Mojave’s Linguistic Support: a promising start

One of Mojave’s major new enabling technologies is its support for parsing natural language. This is enabled and supported by its Machine Learning (ML) system, and is aimed at controlling apps (primarily on iOS) using spoken input. Speech recognition in Siri converts what you said into text, which an app can then analyse and act on.

This linguistic analysis is a valuable tool in its own right, for tagging natural language to help you learn and improve second languages, for grammatical analysis (are you using “too many” adverbs, for example, if you like grammatical prescription), and for translation.

At present, support for languages is relatively limited: in the first release of Mojave, the full features of linguistic analysis are only available for five as far as I can tell: English, French, Spanish, German, and Russian. But Apple is clearly working on many other languages, and Mojave can already recognise many more, although it doesn’t yet seem to like Esperanto in the slightest.

The main support files for this appear to be in RequiredAssets bundles in /System/Library/LinguisticData, but there are also some additions which appear to relate to more dynamic models in ~/Library/LanguageModeling. According to Apple, improved language models and linguistic data are among the data files which will be updated silently and in the background, so we may not have to wait for full macOS updates to obtain improved support.

Adding new languages is dependent on the availability of suitable corpora. Any macOS developer can use the ML support in Xcode 10 to build support for a new language, provided that they have access to sufficient databases of texts in that language in which words are classified into parts of speech. Those databases are then used to train a new classifier model. The main limitation to this is the availability of suitable corpora: in the case of many ‘Latin’ languages, they are widely available, but many other major languages remain poorly supported at present.

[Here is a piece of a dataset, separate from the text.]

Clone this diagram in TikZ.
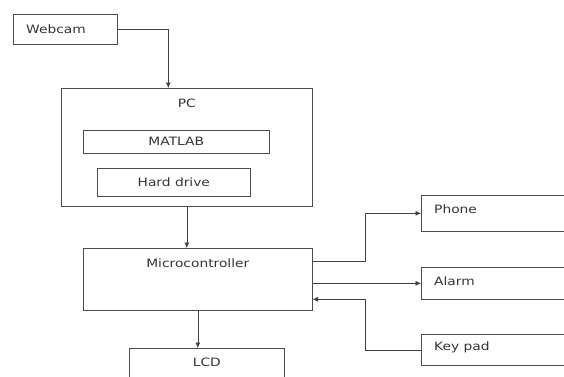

I’ve been testing out twenty different languages, from العربية (Arabic) to Türkçe (Turkish), and am impressed at how well the current implementation of linguistic analysis works with multiple languages. It seems able to recognise the switch between language instantly, even when a language isn’t yet supported in full analysis.

liguistics10

While Mojave was still in beta, I put together a small app Nalaprop, which uses linguistic analysis to mark up text according to parts of speech. I have just added a little colour key to it, and bundled my test file with passages in those twenty languages, in version 1.0b3 of Nalaprop, now available from here: nalaprop10b3
and from Downloads above.

If you’re studying a second language, interested in different languages, or just plain curious, I hope that you’ll find it interesting, and a demonstration of just what Mojave can do. But I am afraid this does only run on Mojave: High Sierra and earlier lack the support for linguistic analysis.